### PROBLEM DESCRIPTION:
The entries below should be quoted exactly, with no pictures carried over.

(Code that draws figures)
_____

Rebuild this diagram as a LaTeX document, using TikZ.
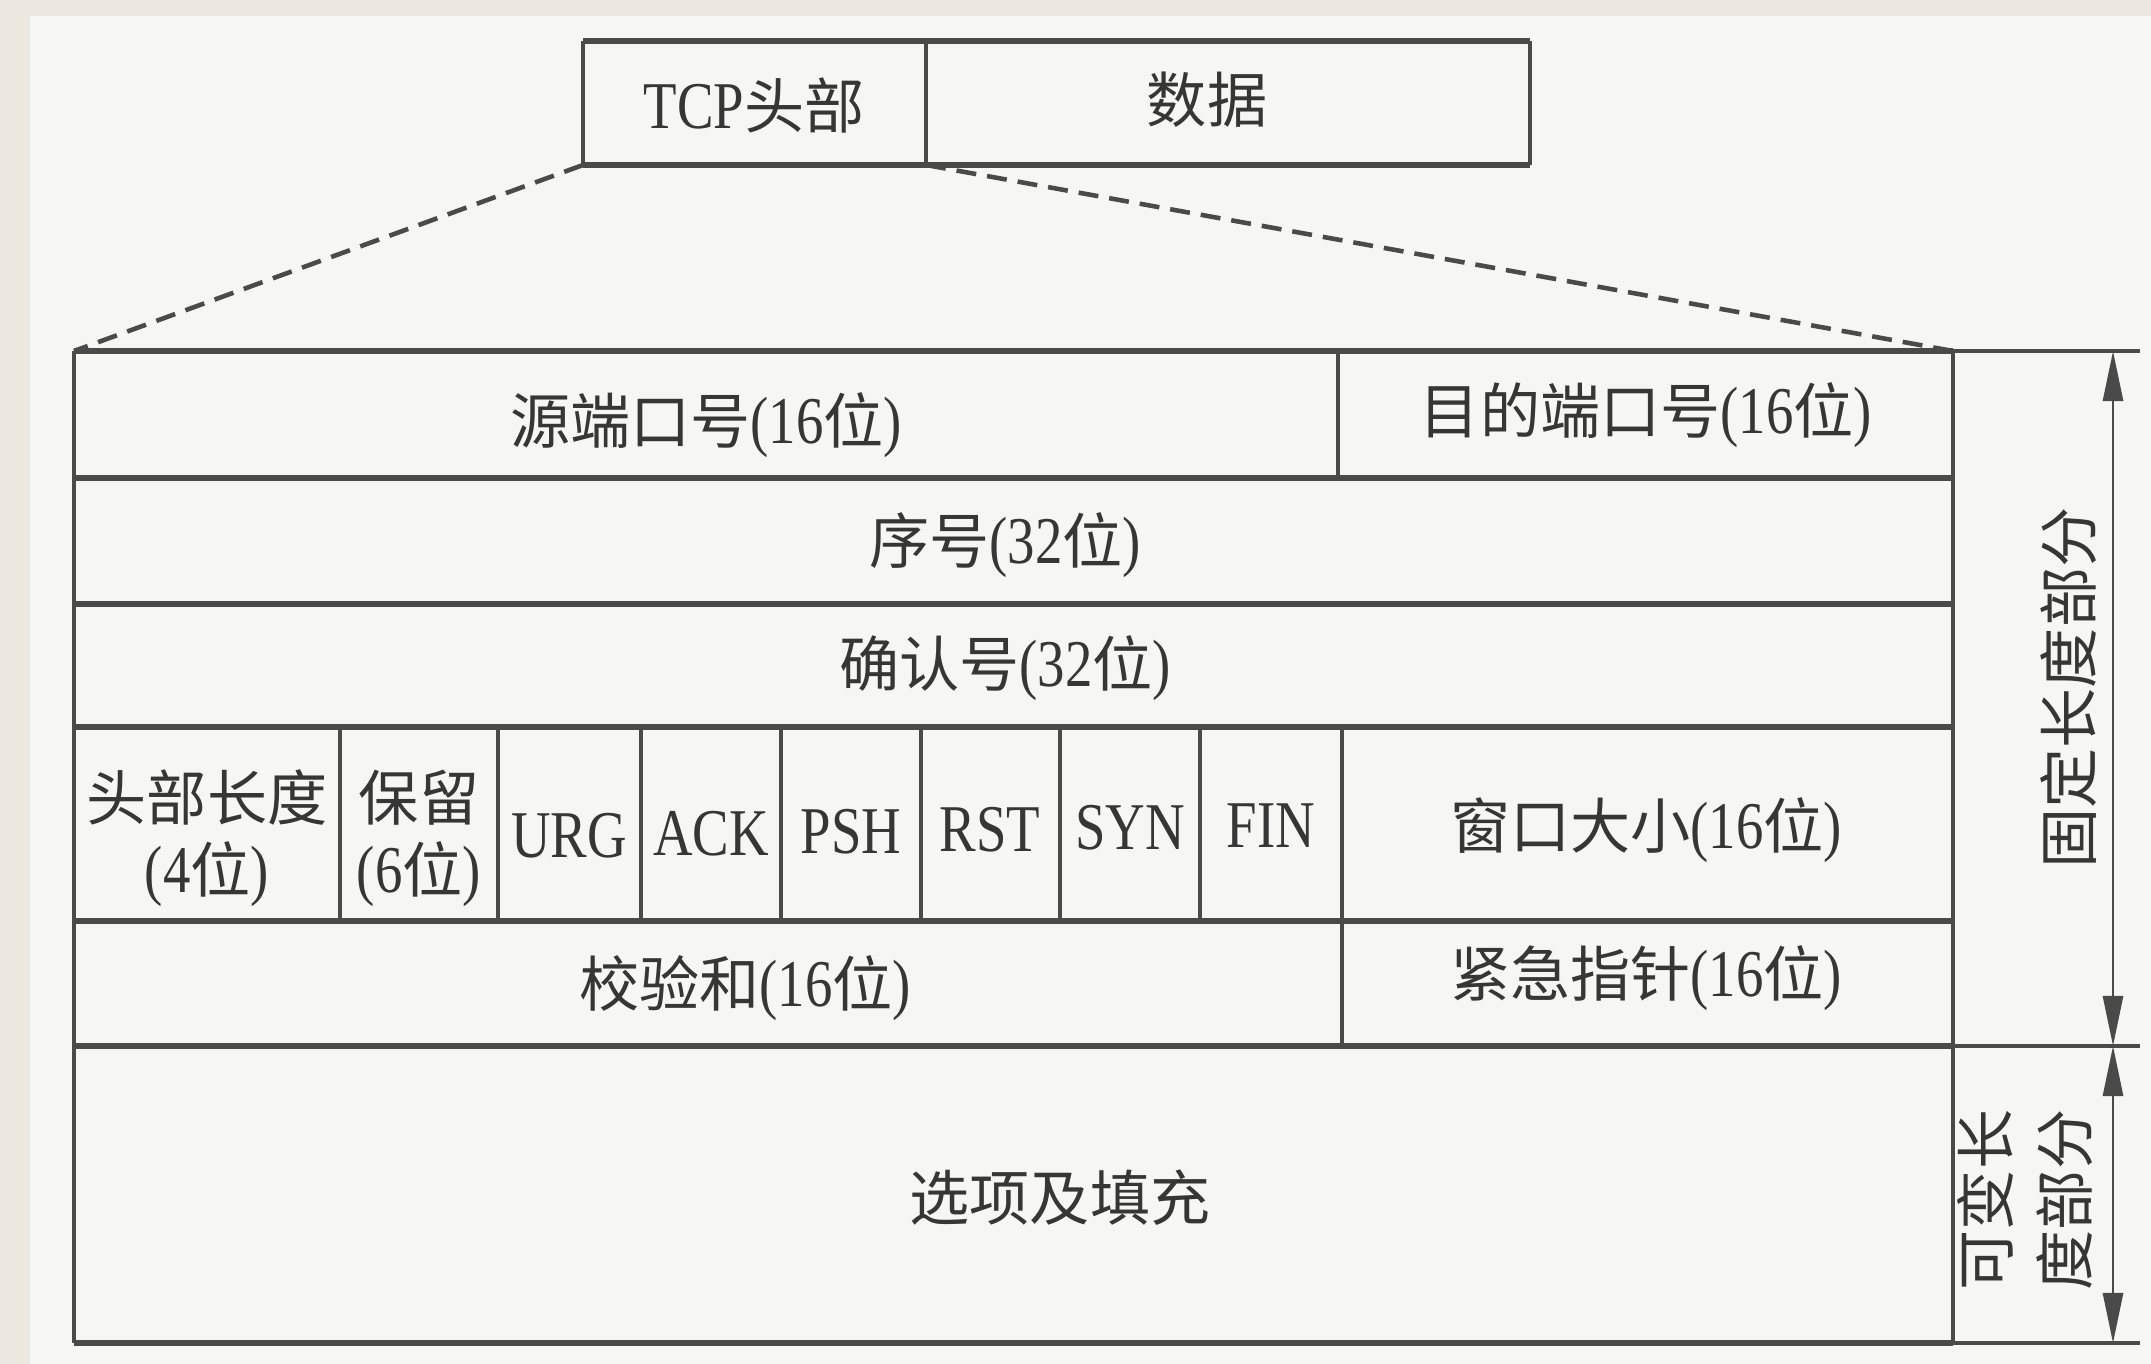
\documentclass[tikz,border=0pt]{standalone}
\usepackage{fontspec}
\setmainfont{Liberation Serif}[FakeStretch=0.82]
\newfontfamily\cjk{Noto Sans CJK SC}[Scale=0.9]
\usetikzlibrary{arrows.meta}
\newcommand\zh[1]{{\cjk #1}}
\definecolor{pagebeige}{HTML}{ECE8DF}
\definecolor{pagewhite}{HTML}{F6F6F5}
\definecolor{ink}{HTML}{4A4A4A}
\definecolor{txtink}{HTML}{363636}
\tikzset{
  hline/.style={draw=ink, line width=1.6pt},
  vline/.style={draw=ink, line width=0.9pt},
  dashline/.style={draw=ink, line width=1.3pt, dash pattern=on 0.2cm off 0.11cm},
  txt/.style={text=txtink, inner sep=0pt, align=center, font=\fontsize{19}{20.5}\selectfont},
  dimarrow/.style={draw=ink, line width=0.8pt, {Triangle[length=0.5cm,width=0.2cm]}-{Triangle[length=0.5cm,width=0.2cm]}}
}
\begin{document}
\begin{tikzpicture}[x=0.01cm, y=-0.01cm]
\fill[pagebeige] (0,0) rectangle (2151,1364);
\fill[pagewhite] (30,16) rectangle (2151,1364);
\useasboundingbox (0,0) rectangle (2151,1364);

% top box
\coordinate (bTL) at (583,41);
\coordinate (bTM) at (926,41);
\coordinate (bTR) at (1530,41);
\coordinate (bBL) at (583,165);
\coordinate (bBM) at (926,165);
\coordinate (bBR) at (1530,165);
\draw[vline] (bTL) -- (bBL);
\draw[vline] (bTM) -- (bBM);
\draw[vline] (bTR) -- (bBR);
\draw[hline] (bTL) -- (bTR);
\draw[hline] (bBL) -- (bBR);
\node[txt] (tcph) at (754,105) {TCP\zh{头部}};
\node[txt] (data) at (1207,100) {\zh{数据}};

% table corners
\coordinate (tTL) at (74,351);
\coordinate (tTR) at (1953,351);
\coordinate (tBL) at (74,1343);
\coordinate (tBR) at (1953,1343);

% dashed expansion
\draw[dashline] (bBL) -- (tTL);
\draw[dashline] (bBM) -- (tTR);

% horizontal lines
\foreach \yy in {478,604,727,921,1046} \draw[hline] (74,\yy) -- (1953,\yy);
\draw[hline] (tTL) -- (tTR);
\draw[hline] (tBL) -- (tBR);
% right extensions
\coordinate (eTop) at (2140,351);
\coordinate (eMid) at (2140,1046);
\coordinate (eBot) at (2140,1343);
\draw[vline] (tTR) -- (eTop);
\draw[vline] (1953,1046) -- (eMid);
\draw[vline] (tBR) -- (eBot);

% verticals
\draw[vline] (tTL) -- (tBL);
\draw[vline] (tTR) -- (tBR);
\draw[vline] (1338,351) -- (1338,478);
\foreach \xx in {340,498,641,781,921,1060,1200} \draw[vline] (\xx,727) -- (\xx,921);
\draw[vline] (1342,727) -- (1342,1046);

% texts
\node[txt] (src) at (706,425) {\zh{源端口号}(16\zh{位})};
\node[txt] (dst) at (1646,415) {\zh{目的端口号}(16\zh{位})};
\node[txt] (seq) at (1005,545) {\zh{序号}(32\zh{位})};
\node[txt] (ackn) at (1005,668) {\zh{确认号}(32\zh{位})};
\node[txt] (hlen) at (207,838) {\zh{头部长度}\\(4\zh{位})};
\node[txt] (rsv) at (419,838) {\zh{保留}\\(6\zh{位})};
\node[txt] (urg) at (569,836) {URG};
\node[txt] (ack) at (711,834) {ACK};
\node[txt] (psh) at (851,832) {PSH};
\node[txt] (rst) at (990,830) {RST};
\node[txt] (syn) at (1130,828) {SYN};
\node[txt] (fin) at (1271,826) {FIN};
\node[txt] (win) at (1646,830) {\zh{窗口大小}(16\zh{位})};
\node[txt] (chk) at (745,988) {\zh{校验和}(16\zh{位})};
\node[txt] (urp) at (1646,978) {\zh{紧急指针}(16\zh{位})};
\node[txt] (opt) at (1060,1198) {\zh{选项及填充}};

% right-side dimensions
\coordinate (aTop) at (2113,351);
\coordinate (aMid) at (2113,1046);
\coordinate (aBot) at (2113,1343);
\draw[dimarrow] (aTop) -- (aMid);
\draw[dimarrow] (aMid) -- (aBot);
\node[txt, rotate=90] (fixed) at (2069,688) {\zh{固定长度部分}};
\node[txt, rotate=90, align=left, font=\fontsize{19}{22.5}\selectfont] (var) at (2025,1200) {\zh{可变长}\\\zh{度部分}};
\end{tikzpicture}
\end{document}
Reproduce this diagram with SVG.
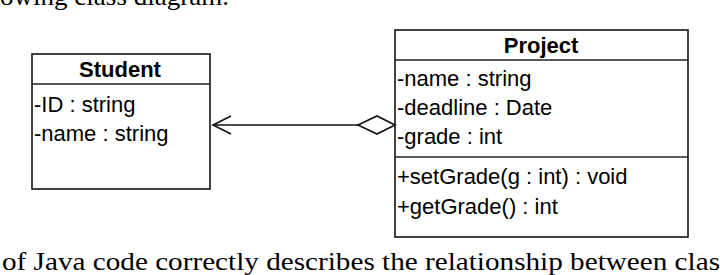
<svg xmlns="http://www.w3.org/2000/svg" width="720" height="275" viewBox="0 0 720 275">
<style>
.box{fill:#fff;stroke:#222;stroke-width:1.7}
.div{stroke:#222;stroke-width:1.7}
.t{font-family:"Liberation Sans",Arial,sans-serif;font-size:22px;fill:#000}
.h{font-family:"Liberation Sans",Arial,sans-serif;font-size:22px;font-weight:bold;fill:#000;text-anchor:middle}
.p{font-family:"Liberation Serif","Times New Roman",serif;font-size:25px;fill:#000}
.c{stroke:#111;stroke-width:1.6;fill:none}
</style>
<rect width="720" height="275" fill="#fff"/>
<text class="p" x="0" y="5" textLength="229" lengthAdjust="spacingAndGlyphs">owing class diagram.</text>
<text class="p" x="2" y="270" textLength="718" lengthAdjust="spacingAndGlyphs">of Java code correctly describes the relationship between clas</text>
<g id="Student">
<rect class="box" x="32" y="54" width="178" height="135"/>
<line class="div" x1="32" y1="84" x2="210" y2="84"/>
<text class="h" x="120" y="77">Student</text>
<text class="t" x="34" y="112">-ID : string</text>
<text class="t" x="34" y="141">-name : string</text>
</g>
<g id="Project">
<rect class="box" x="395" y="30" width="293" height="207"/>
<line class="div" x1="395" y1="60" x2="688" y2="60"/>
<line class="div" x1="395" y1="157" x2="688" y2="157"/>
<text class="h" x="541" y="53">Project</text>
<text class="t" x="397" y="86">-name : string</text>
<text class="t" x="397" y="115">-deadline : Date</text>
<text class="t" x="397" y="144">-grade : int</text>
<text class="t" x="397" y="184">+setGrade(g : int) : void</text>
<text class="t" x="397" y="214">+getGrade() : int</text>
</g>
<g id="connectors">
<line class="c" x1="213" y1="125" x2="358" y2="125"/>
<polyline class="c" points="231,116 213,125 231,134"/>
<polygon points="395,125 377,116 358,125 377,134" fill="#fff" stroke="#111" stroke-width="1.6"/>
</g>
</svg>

_____

### EXERCISE SOLUTION:
Rebuild this diagram as a LaTeX document, using TikZ.
\documentclass[tikz,border=0pt]{standalone}
\usepackage{fontspec}
\setmainfont{Liberation Serif}[FakeStretch=0.82]
\newfontfamily\cjk{Noto Sans CJK SC}[Scale=0.9]
\usetikzlibrary{arrows.meta}
\newcommand\zh[1]{{\cjk #1}}
\definecolor{pagebeige}{HTML}{ECE8DF}
\definecolor{pagewhite}{HTML}{F6F6F5}
\definecolor{ink}{HTML}{4A4A4A}
\definecolor{txtink}{HTML}{363636}
\tikzset{
  hline/.style={draw=ink, line width=1.6pt},
  vline/.style={draw=ink, line width=0.9pt},
  dashline/.style={draw=ink, line width=1.3pt, dash pattern=on 0.2cm off 0.11cm},
  txt/.style={text=txtink, inner sep=0pt, align=center, font=\fontsize{19}{20.5}\selectfont},
  dimarrow/.style={draw=ink, line width=0.8pt, {Triangle[length=0.5cm,width=0.2cm]}-{Triangle[length=0.5cm,width=0.2cm]}}
}
\begin{document}
\begin{tikzpicture}[x=0.01cm, y=-0.01cm]
\fill[pagebeige] (0,0) rectangle (2151,1364);
\fill[pagewhite] (30,16) rectangle (2151,1364);
\useasboundingbox (0,0) rectangle (2151,1364);

% top box
\coordinate (bTL) at (583,41);
\coordinate (bTM) at (926,41);
\coordinate (bTR) at (1530,41);
\coordinate (bBL) at (583,165);
\coordinate (bBM) at (926,165);
\coordinate (bBR) at (1530,165);
\draw[vline] (bTL) -- (bBL);
\draw[vline] (bTM) -- (bBM);
\draw[vline] (bTR) -- (bBR);
\draw[hline] (bTL) -- (bTR);
\draw[hline] (bBL) -- (bBR);
\node[txt] (tcph) at (754,105) {TCP\zh{头部}};
\node[txt] (data) at (1207,100) {\zh{数据}};

% table corners
\coordinate (tTL) at (74,351);
\coordinate (tTR) at (1953,351);
\coordinate (tBL) at (74,1343);
\coordinate (tBR) at (1953,1343);

% dashed expansion
\draw[dashline] (bBL) -- (tTL);
\draw[dashline] (bBM) -- (tTR);

% horizontal lines
\foreach \yy in {478,604,727,921,1046} \draw[hline] (74,\yy) -- (1953,\yy);
\draw[hline] (tTL) -- (tTR);
\draw[hline] (tBL) -- (tBR);
% right extensions
\coordinate (eTop) at (2140,351);
\coordinate (eMid) at (2140,1046);
\coordinate (eBot) at (2140,1343);
\draw[vline] (tTR) -- (eTop);
\draw[vline] (1953,1046) -- (eMid);
\draw[vline] (tBR) -- (eBot);

% verticals
\draw[vline] (tTL) -- (tBL);
\draw[vline] (tTR) -- (tBR);
\draw[vline] (1338,351) -- (1338,478);
\foreach \xx in {340,498,641,781,921,1060,1200} \draw[vline] (\xx,727) -- (\xx,921);
\draw[vline] (1342,727) -- (1342,1046);

% texts
\node[txt] (src) at (706,425) {\zh{源端口号}(16\zh{位})};
\node[txt] (dst) at (1646,415) {\zh{目的端口号}(16\zh{位})};
\node[txt] (seq) at (1005,545) {\zh{序号}(32\zh{位})};
\node[txt] (ackn) at (1005,668) {\zh{确认号}(32\zh{位})};
\node[txt] (hlen) at (207,838) {\zh{头部长度}\\(4\zh{位})};
\node[txt] (rsv) at (419,838) {\zh{保留}\\(6\zh{位})};
\node[txt] (urg) at (569,836) {URG};
\node[txt] (ack) at (711,834) {ACK};
\node[txt] (psh) at (851,832) {PSH};
\node[txt] (rst) at (990,830) {RST};
\node[txt] (syn) at (1130,828) {SYN};
\node[txt] (fin) at (1271,826) {FIN};
\node[txt] (win) at (1646,830) {\zh{窗口大小}(16\zh{位})};
\node[txt] (chk) at (745,988) {\zh{校验和}(16\zh{位})};
\node[txt] (urp) at (1646,978) {\zh{紧急指针}(16\zh{位})};
\node[txt] (opt) at (1060,1198) {\zh{选项及填充}};

% right-side dimensions
\coordinate (aTop) at (2113,351);
\coordinate (aMid) at (2113,1046);
\coordinate (aBot) at (2113,1343);
\draw[dimarrow] (aTop) -- (aMid);
\draw[dimarrow] (aMid) -- (aBot);
\node[txt, rotate=90] (fixed) at (2069,688) {\zh{固定长度部分}};
\node[txt, rotate=90, align=left, font=\fontsize{19}{22.5}\selectfont] (var) at (2025,1200) {\zh{可变长}\\\zh{度部分}};
\end{tikzpicture}
\end{document}
Reproduce this diagram with SVG.
<svg xmlns="http://www.w3.org/2000/svg" width="720" height="275" viewBox="0 0 720 275">
<style>
.box{fill:#fff;stroke:#222;stroke-width:1.7}
.div{stroke:#222;stroke-width:1.7}
.t{font-family:"Liberation Sans",Arial,sans-serif;font-size:22px;fill:#000}
.h{font-family:"Liberation Sans",Arial,sans-serif;font-size:22px;font-weight:bold;fill:#000;text-anchor:middle}
.p{font-family:"Liberation Serif","Times New Roman",serif;font-size:25px;fill:#000}
.c{stroke:#111;stroke-width:1.6;fill:none}
</style>
<rect width="720" height="275" fill="#fff"/>
<text class="p" x="0" y="5" textLength="229" lengthAdjust="spacingAndGlyphs">owing class diagram.</text>
<text class="p" x="2" y="270" textLength="718" lengthAdjust="spacingAndGlyphs">of Java code correctly describes the relationship between clas</text>
<g id="Student">
<rect class="box" x="32" y="54" width="178" height="135"/>
<line class="div" x1="32" y1="84" x2="210" y2="84"/>
<text class="h" x="120" y="77">Student</text>
<text class="t" x="34" y="112">-ID : string</text>
<text class="t" x="34" y="141">-name : string</text>
</g>
<g id="Project">
<rect class="box" x="395" y="30" width="293" height="207"/>
<line class="div" x1="395" y1="60" x2="688" y2="60"/>
<line class="div" x1="395" y1="157" x2="688" y2="157"/>
<text class="h" x="541" y="53">Project</text>
<text class="t" x="397" y="86">-name : string</text>
<text class="t" x="397" y="115">-deadline : Date</text>
<text class="t" x="397" y="144">-grade : int</text>
<text class="t" x="397" y="184">+setGrade(g : int) : void</text>
<text class="t" x="397" y="214">+getGrade() : int</text>
</g>
<g id="connectors">
<line class="c" x1="213" y1="125" x2="358" y2="125"/>
<polyline class="c" points="231,116 213,125 231,134"/>
<polygon points="395,125 377,116 358,125 377,134" fill="#fff" stroke="#111" stroke-width="1.6"/>
</g>
</svg>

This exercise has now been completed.